A] Yes, if there is any arrangement for, charge, or intent
to collect a fee for services to be rendered to the client.
In the case of Pro Bono representation or institutional representation
wherein a fee is not to be charged, the Retainer Agreement
is not required, and the clauses pertaining to attorney's fees
in the Statement of Client's Rights and Responsibilities may
be redacted from that statement before it is given to the client.
[§1400.1 and 1400.2]
Q2 ] What must the Retainer Agreement
contain?
A] The rules set forth 13 specific areas which must be explained
and addressed in the Retainer Agreement. While the text of
the Retainer Agreement is not mandated as with the Statement
of Client's Rights and Responsibilities, the rules require
that the terms of compensation and nature of services to be
rendered be set forth in "plain language." [See
Appendix B]
Q3 ] Must an attorney's Retainer
Agreement always include language concerning all 13 subjects
set forth in the rule.
A] Yes, if those subjects are in any way relevant to the retention.
However, if one or more of these subjects do not pertain to
the representation, they need not be included.

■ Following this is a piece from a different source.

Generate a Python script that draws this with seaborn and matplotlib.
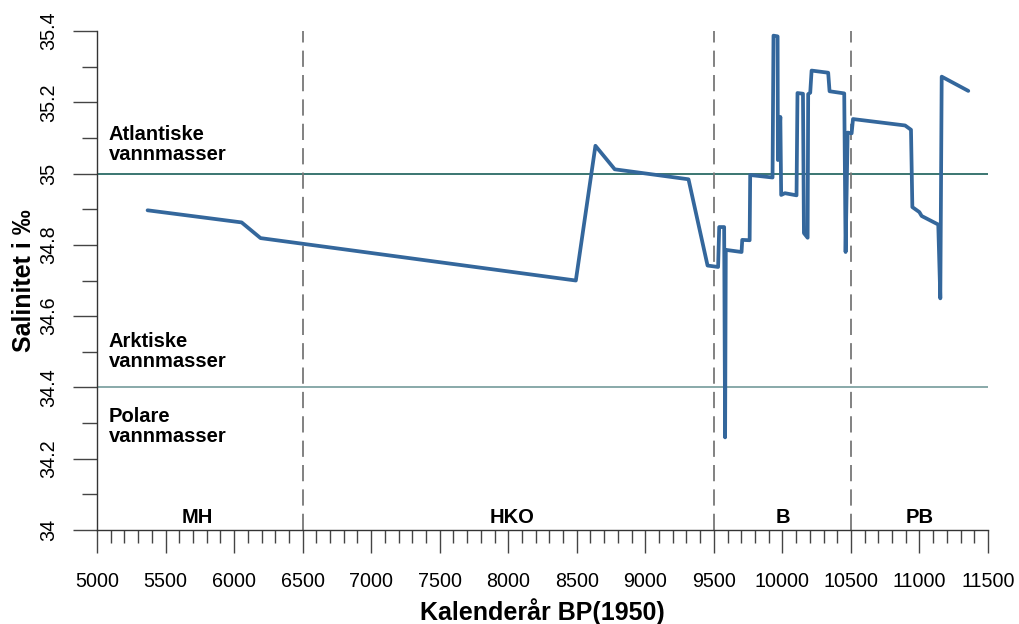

Q4 ] Must an attorney's Retainer
Agreement be limited to just the 13 subjects set forth in the
rules?
A] No. The Agreement an attorney makes with a client may contain
any provision which they negotiate, as long as the agreement
does not violate the Code of Professional Responsibility or
run afoul of certain special limitations applicable in matrimonial
actions (e.g., those regarding security interests, non-refundable
retainers, etc.)
Q5 ] Is the Retainer Agreement
to be filed?
A ] The rules provide that a signed copy of the Retainer Agreement
shall accompany the client's Net Worth Statement filed with
the Court. The Net Worth Statement and Retainer Agreement must
be filed in all matrimonial actions and proceedings in which
alimony, maintenance or support is in issue. [FCA § 236
Part A(2)] It must be filed in the Court in which the action
or proceeding is pending. The Retainer Agreement is then reviewed
by the Court to assure its compliance with the rules. [§202.16(c)(1)]
Q6 ] What is the scope of the Court's
review of the Retainer Agreement?
A ] The Court's review of the Retainer Agreement is to assure
that the Agreement complies with the requirements set forth
in the rules. [§1400.3]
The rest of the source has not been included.